#### SUPPLIED INFORMATION
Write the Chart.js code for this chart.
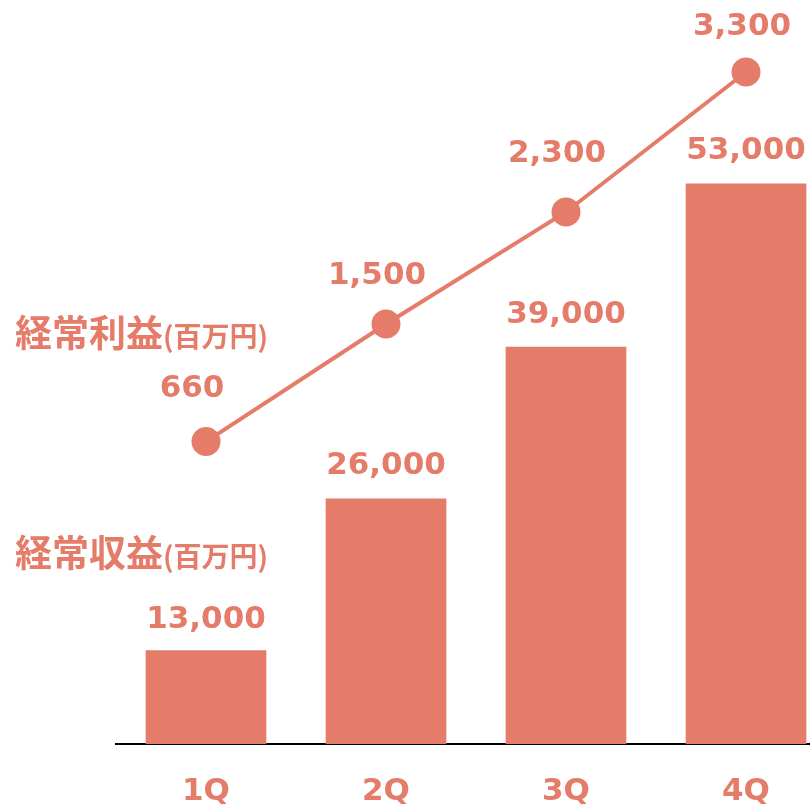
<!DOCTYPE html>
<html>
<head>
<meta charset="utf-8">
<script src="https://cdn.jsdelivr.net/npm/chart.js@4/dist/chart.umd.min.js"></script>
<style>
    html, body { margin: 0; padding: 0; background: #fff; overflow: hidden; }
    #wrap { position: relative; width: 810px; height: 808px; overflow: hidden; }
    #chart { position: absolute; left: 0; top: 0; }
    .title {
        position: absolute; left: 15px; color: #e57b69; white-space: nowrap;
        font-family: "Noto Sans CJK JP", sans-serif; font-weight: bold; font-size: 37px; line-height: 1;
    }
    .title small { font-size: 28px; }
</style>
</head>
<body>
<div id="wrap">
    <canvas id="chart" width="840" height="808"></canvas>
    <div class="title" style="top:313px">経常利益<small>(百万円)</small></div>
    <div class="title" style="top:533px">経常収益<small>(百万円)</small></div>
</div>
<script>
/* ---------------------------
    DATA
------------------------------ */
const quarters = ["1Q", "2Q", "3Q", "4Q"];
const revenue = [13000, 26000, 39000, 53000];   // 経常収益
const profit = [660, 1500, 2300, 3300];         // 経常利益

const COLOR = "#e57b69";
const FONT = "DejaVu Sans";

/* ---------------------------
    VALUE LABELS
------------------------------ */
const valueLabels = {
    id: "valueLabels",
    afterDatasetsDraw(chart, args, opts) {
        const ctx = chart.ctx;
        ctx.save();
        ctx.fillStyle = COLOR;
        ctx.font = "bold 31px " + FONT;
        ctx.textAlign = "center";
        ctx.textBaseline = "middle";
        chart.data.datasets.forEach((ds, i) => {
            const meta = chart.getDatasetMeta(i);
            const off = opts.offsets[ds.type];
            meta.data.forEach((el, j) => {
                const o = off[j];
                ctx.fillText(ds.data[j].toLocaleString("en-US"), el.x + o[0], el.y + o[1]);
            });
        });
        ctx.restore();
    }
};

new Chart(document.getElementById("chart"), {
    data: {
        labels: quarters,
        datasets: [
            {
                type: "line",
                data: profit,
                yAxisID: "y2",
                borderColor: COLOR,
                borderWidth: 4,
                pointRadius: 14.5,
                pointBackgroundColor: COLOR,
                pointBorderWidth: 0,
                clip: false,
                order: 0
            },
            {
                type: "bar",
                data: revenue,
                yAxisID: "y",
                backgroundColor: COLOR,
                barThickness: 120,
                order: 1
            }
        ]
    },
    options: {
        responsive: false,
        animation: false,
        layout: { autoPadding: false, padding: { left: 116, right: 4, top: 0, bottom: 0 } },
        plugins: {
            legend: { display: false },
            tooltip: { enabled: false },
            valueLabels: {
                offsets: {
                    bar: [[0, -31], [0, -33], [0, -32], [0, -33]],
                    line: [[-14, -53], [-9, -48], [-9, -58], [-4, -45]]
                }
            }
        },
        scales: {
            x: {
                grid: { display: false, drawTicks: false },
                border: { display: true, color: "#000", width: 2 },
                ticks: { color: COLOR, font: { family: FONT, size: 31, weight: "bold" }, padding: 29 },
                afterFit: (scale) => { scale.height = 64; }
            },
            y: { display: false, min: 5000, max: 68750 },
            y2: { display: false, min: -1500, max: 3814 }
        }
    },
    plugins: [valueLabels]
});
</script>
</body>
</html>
########
## WHAT IS EXPECTED
All of the data above should be quoted exactly, except for the pictures.

## RESULT OF THE TASK
Write the Chart.js code for this chart.
<!DOCTYPE html>
<html>
<head>
<meta charset="utf-8">
<script src="https://cdn.jsdelivr.net/npm/chart.js@4/dist/chart.umd.min.js"></script>
<style>
    html, body { margin: 0; padding: 0; background: #fff; overflow: hidden; }
    #wrap { position: relative; width: 810px; height: 808px; overflow: hidden; }
    #chart { position: absolute; left: 0; top: 0; }
    .title {
        position: absolute; left: 15px; color: #e57b69; white-space: nowrap;
        font-family: "Noto Sans CJK JP", sans-serif; font-weight: bold; font-size: 37px; line-height: 1;
    }
    .title small { font-size: 28px; }
</style>
</head>
<body>
<div id="wrap">
    <canvas id="chart" width="840" height="808"></canvas>
    <div class="title" style="top:313px">経常利益<small>(百万円)</small></div>
    <div class="title" style="top:533px">経常収益<small>(百万円)</small></div>
</div>
<script>
/* ---------------------------
    DATA
------------------------------ */
const quarters = ["1Q", "2Q", "3Q", "4Q"];
const revenue = [13000, 26000, 39000, 53000];   // 経常収益
const profit = [660, 1500, 2300, 3300];         // 経常利益

const COLOR = "#e57b69";
const FONT = "DejaVu Sans";

/* ---------------------------
    VALUE LABELS
------------------------------ */
const valueLabels = {
    id: "valueLabels",
    afterDatasetsDraw(chart, args, opts) {
        const ctx = chart.ctx;
        ctx.save();
        ctx.fillStyle = COLOR;
        ctx.font = "bold 31px " + FONT;
        ctx.textAlign = "center";
        ctx.textBaseline = "middle";
        chart.data.datasets.forEach((ds, i) => {
            const meta = chart.getDatasetMeta(i);
            const off = opts.offsets[ds.type];
            meta.data.forEach((el, j) => {
                const o = off[j];
                ctx.fillText(ds.data[j].toLocaleString("en-US"), el.x + o[0], el.y + o[1]);
            });
        });
        ctx.restore();
    }
};

new Chart(document.getElementById("chart"), {
    data: {
        labels: quarters,
        datasets: [
            {
                type: "line",
                data: profit,
                yAxisID: "y2",
                borderColor: COLOR,
                borderWidth: 4,
                pointRadius: 14.5,
                pointBackgroundColor: COLOR,
                pointBorderWidth: 0,
                clip: false,
                order: 0
            },
            {
                type: "bar",
                data: revenue,
                yAxisID: "y",
                backgroundColor: COLOR,
                barThickness: 120,
                order: 1
            }
        ]
    },
    options: {
        responsive: false,
        animation: false,
        layout: { autoPadding: false, padding: { left: 116, right: 4, top: 0, bottom: 0 } },
        plugins: {
            legend: { display: false },
            tooltip: { enabled: false },
            valueLabels: {
                offsets: {
                    bar: [[0, -31], [0, -33], [0, -32], [0, -33]],
                    line: [[-14, -53], [-9, -48], [-9, -58], [-4, -45]]
                }
            }
        },
        scales: {
            x: {
                grid: { display: false, drawTicks: false },
                border: { display: true, color: "#000", width: 2 },
                ticks: { color: COLOR, font: { family: FONT, size: 31, weight: "bold" }, padding: 29 },
                afterFit: (scale) => { scale.height = 64; }
            },
            y: { display: false, min: 5000, max: 68750 },
            y2: { display: false, min: -1500, max: 3814 }
        }
    },
    plugins: [valueLabels]
});
</script>
</body>
</html>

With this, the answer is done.